Which is a little bit ironic because Intel made their fortune on the “little” desktop processor that grew up to take over all the servers from main frames and the “big boy“ server chips like the SPARC and Alpha.

They became the big boys and history started repeating.

nxobject 3 days ago

I'm surprised they didn't learn the same lesson from the P4/NetBurst vs. Pentium M/Banias fiasco: the smaller but scalable architecture somehow always wins – first in power/perf, and then more generally.

(Actually, I need to check the timing of whether the "oh shit" moment for NetBurst happened before or after the development of the iPhone...)

  • MBCook 3 days ago

    The Core line (2006), when they started to swing back away from “make fast furnaces” was just one year before the iPhone (2007).

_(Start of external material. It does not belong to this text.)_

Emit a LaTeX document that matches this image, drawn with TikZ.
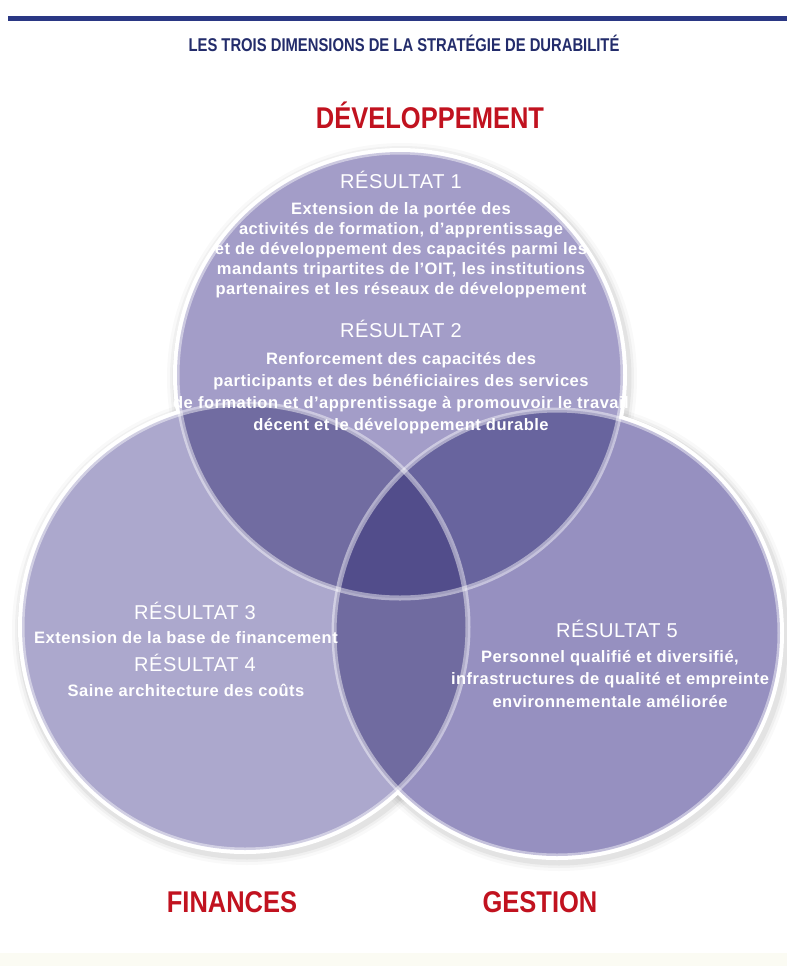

So the NetBurst debacle had already happened.

    But that was desktops. I wonder if they really realized how much a problem that was in mobile. I also think I remember a discussion of that quote from a few weeks ago where someone said the real problem for Intel in the iPhone wasn’t heat but power draw.

    I don’t think they ever really got the religion. Apple’s M1 sort of seems like a repeat of this whole thing. Intel still didn’t get it at that point. Still too hot. Still not efficient enough.

    The switch from NetBurst to Core seems more like a direction switch because they hit a wall, not a recognition of what the problem actually was. A change from ultra-fast single core to fast multi-core.

    • mjevans 3 days ago

      The NetBurst line also had a _terribly_ deep pipeline. I can't remember the number of stages offhand but it was _massive_ for the era in an attempt to keep growing the single core single state machine performance (more mhz). Pipeline stalls made for some very erratic and very power hungry bursts of performance and then rewound CPU state to take correct branch.